Hence, Pakistan tried to hush up another crash of the fighter jet on June 5, but Martin Baker, the ejection seat manufacturer, let the cat out of the bag.

The crash of JF-17 Block 2 was not reported in the Pakistan media as well.

However, Martin Baker’s post on X on June 11 was the end of this hushing game. “On Wednesday, 5th June, a Pakistan Air Force JF-17 Block 2 aircraft crashed near the Jhang district. The pilot successfully ejected using the Martin-Baker PK16LE Seat,” the post read.

With this, the aircraft seat manufacturer said the lives saved by their seats tallied at 7,723. The confirmation came nearly a week after the crash.

Martin Baker reports all the ejections. Videos of the crash surfaced on social media the previous week, but PAF and Pakistani media remained tight-lipped about it.

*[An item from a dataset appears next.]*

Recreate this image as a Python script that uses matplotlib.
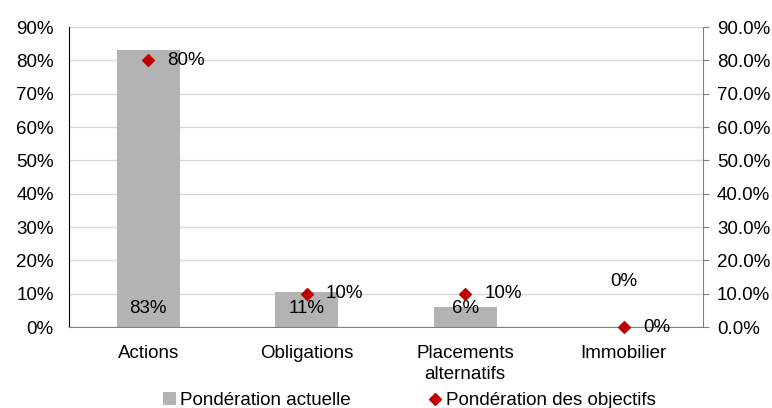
import matplotlib.pyplot as plt
from matplotlib.ticker import FuncFormatter
from matplotlib.lines import Line2D
from matplotlib.patches import Patch

categories = ["Actions", "Obligations", "Placements\nalternatifs", "Immobilier"]
actuelle = [83.1, 10.6, 6.1, 0.0]
objectifs = [80, 10, 10, 0]
actuelle_labels = ["83%", "11%", "6%", "0%"]
objectifs_labels = ["80%", "10%", "10%", "0%"]

plt.rcParams['font.family'] = ['Liberation Sans', 'DejaVu Sans']
fs = 13.5

fig = plt.figure(figsize=(7.72, 4.08), dpi=100)
ax = fig.add_axes([69 / 772, 1 - 327 / 408, 634 / 772, 300 / 408])
x = list(range(len(categories)))

ax.bar(x, actuelle, width=0.4, color='#b3b3b3', zorder=2)
ax.set_xlim(-0.5, 3.5)
ax.set_ylim(0, 90)
ax.set_yticks(range(0, 91, 10))
ax.yaxis.set_major_formatter(FuncFormatter(lambda v, p: f"{v:.0f}%"))
ax.set_xticks(x)
ax.set_xticklabels(categories, fontsize=fs, linespacing=1.3)
ax.tick_params(axis='y', labelsize=fs, length=0, pad=11)
ax.tick_params(axis='x', length=0, pad=13)
ax.grid(axis='y', color='#d9d9d9', linewidth=1, zorder=0)
ax.set_axisbelow(True)
for s in ['top', 'right']:
    ax.spines[s].set_visible(False)
ax.spines['left'].set_color('black')
ax.spines['bottom'].set_color('#808080')

# étiquettes des barres
for i, v in enumerate(actuelle):
    if v > 3:
        ax.text(i, 5.5, actuelle_labels[i], ha='center', va='center', fontsize=fs, zorder=5)
    else:
        ax.text(i, 13.5, actuelle_labels[i], ha='center', va='center', fontsize=fs, zorder=5)

ax2 = ax.twinx()
ax2.set_ylim(0, 90)
ax2.set_yticks(range(0, 91, 10))
ax2.yaxis.set_major_formatter(FuncFormatter(lambda v, p: f"{v:.1f}%"))
ax2.tick_params(axis='y', labelsize=fs, direction='out', length=4, color='#808080', pad=6)
for s in ['top', 'left', 'bottom']:
    ax2.spines[s].set_visible(False)
ax2.spines['right'].set_color('#808080')
ax2.scatter(x, objectifs, marker='D', s=36, color='#c00000', zorder=6, clip_on=False)
for i, v in enumerate(objectifs):
    ax2.text(i + 0.12, v, objectifs_labels[i], ha='left', va='center', fontsize=fs, zorder=7)

handles = [Patch(facecolor='#b3b3b3', label='Pondération actuelle'),
           Line2D([], [], marker='D', linestyle='none', color='#c00000', markersize=6,
                  label='Pondération des objectifs')]
fig.legend(handles=handles, loc='lower center', ncol=2, frameon=False, fontsize=fs,
           bbox_to_anchor=(0.53, -0.045), handlelength=0.7, handletextpad=0.2, columnspacing=4.2)

plt.savefig('out.png', dpi=100)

JF-17, Joint Fighter-17, has often been dubbed the successor to F-16 in PAF’s fleet. The crash came not even a month after it bagged a landmark deal to provide 12 JF-17 Thunder Block III fighter jets to the Iraqi Air Force. Once the deal comes to fruition, Iraq will be the fourth or fifth customer of the JF-17 fighter jets.

Besides Pakistan, the fighters have already been acquired by Nigeria and Myanmar, and Azerbaijan has finalized the deal to acquire them. In the run-up to the Iraqi deal, PAF’s Air Chief Marshal Zaheer Ahmed Babar tried to take the Iraqi defense officials into confidence on the technical prowess of JF-17 aircraft.

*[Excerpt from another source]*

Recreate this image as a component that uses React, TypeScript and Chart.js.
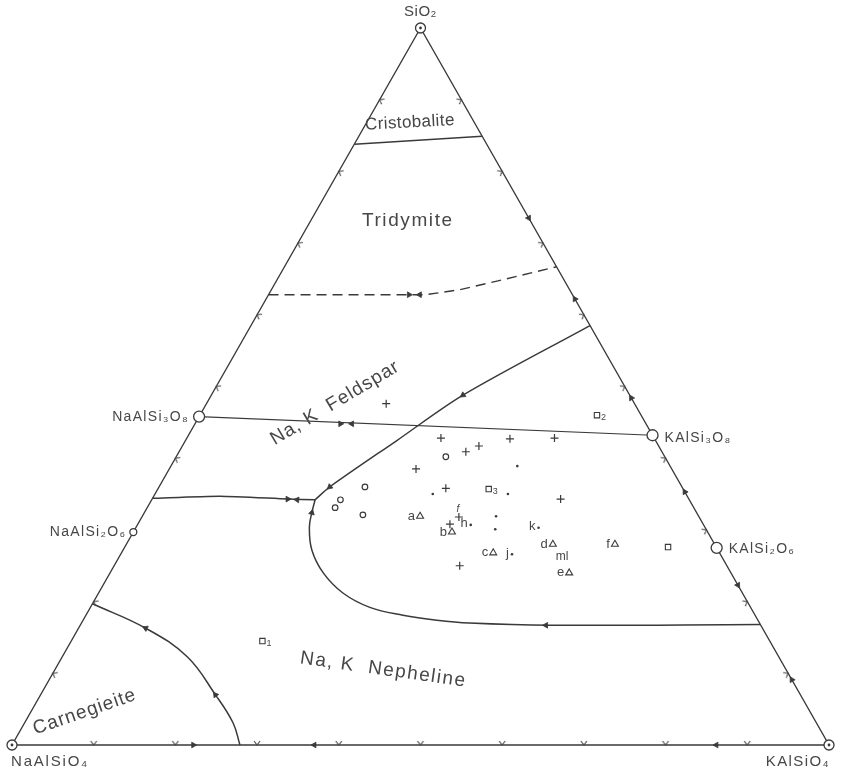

The JF-17 Thunder combat aircraft was jointly developed by the Pakistan Aeronautical Complex and China’s Chengdu Aircraft Industry Corp. After its first flight in 2003, JF-17 airframes were initially produced solely in China. Presently, Pakistan manufactures 58 percent of the aircraft, with the remaining 42 percent produced in China.

The JF-17 Thunder is a single-engine, lightweight, multi-role combat aircraft with a Chinese airframe and Western avionics powered by a Russian engine. PAC Kamra has delivered nearly 120 JF-17 Block I and II fighter jets to the PAF since 2009.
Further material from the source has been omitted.